Lavandula angustifolia is well-known as a beloved herb, and is a welcome addition to any garden. This plant is a semi-woody perennial that can flourish for years under proper care. In contrast to what its common name may suggest, English Lavender is in fact native to the Mediterranean, with the English having contributed to its widespread ornamental use. Its blossoms are considered to have superior oil than others of its genus, providing heavenly aromas when brushed against or bruised. This species is seen as the quintessential lavender variety, and often termed “The Queen of Herbs” for its beauty and fragrance. Not only do humans cherish this striking matriarch, but pollinators such as bees and butterflies as well. Clusters of drowsy insects enhance the wonder of their summer inflorescences.
Typical uses of Lavender are in dried flower arrangements, potpourri, sachets, and essential oils. Modern applications are often seen in aromatherapy, with lavender thought to have a soothing effect, encouraging relaxation and calm slumber. It is said this plant alleviates anxiety and stress. Culinary applications include sweet treats, as well as a unique floral smokiness when added to meats or marinades.
This herb’s common and scientific name emerged from the Latin word ‘lavare,’ to wash or bathe. Traditionally and in modern times, their oils perfume linens, both for their refreshing scent, and to discourage pesky household insects who dislike the very aroma humans swoon over. John Gerard’s 1633 text The Herbal promotes ingesting a decoction of Lavender for “cleansing and driving forth all evil and corrupt humours.” There is a sundry of folklore associated with Lavender, with one foremost implication being that of romance. Tudor girls would place Lavender under their pillows or drink a tea of it before bed to allow them to dream sweetly of their true love.

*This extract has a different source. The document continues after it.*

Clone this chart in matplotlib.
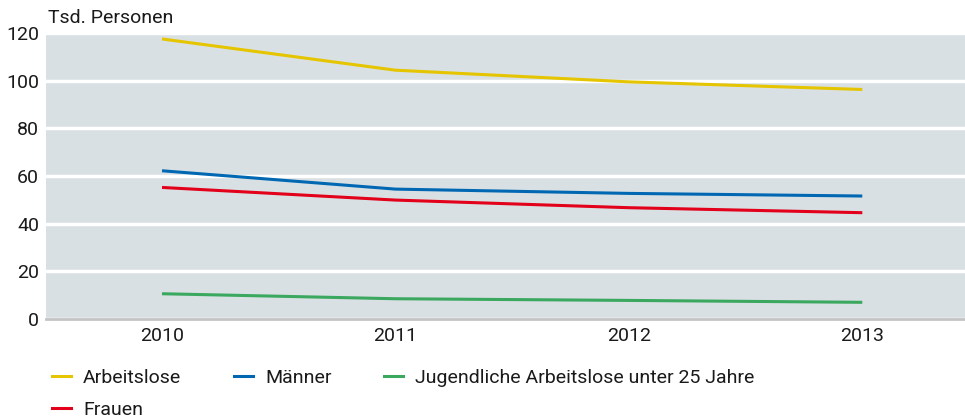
import matplotlib.pyplot as plt
from matplotlib.lines import Line2D

# Arbeitslose in Tsd. Personen
years = ["2010", "2011", "2012", "2013"]
arbeitslose = [117.5, 104.4, 99.5, 96.3]
maenner = [62.2, 54.5, 52.7, 51.6]
frauen = [55.2, 49.9, 46.7, 44.6]
jugendliche = [10.6, 8.5, 7.8, 7.0]

c_yellow = "#e5c500"
c_blue = "#0068b3"
c_red = "#e2001a"
c_green = "#3aa85e"
bg = "#d9e0e3"
txt = "#1a1a1a"

plt.rcParams['font.family'] = ['Roboto', 'DejaVu Sans']
fs = 14

fig = plt.figure(figsize=(9.65, 4.19), dpi=100)
ax = fig.add_axes([46 / 965, 1 - 319 / 419, (965 - 46) / 965, (319 - 33) / 419])
ax.set_facecolor(bg)

x = range(len(years))
ax.plot(x, arbeitslose, color=c_yellow, lw=2.2, solid_capstyle='butt')
ax.plot(x, maenner, color=c_blue, lw=2.2, solid_capstyle='butt')
ax.plot(x, frauen, color=c_red, lw=2.2, solid_capstyle='butt')
ax.plot(x, jugendliche, color=c_green, lw=2.2, solid_capstyle='butt')

ax.set_xlim(-0.497, 3.44)
ax.set_ylim(0, 120)
ax.set_yticks(range(0, 121, 20))
ax.set_xticks(list(x))
ax.set_xticklabels(years)
ax.yaxis.grid(True, color="white", lw=2.5)
ax.set_axisbelow(True)
for s in ["top", "right", "left"]:
    ax.spines[s].set_visible(False)
ax.spines["bottom"].set_color("#c4c4c4")
ax.spines["bottom"].set_linewidth(2)
ax.tick_params(length=0, labelsize=fs, colors=txt)
ax.tick_params(axis="y", pad=5)
ax.tick_params(axis="x", pad=6)

fig.text(48 / 965, 1 - 18 / 419, "Tsd. Personen", fontsize=fs, color=txt,
         va="center", ha="left")

handles = [Line2D([], [], color=c, lw=2.2) for c in (c_yellow, c_red, c_blue, c_green)]
labels = ["Arbeitslose", "Frauen", "Männer", "Jugendliche Arbeitslose unter 25 Jahre"]
leg = fig.legend(handles, labels, ncol=3, loc="upper left", bbox_to_anchor=(52 / 965, 1 - 369 / 419),
                 frameon=False, fontsize=fs, handlelength=1.0, handletextpad=0.6,
                 columnspacing=2.7, labelspacing=0.7, borderpad=0, borderaxespad=0)
for t in leg.get_texts():
    t.set_color(txt)

fig.savefig("out.png", dpi=100)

Healing, purity, and luxury are other qualities that Lavandula angustifolia embodies. Ancient Egyptians prized Lavender to such an extent that upon opening King Tutankhamen’s tomb, Howard Carter still detected a floral whiff. Through Ancient Greece, Rome, and the Middle Ages, Lavender was a comfort. The magic of this herb has long inspired love and celebration in humans, and we continue to cultivate this intimate relationship in our gardens and homes.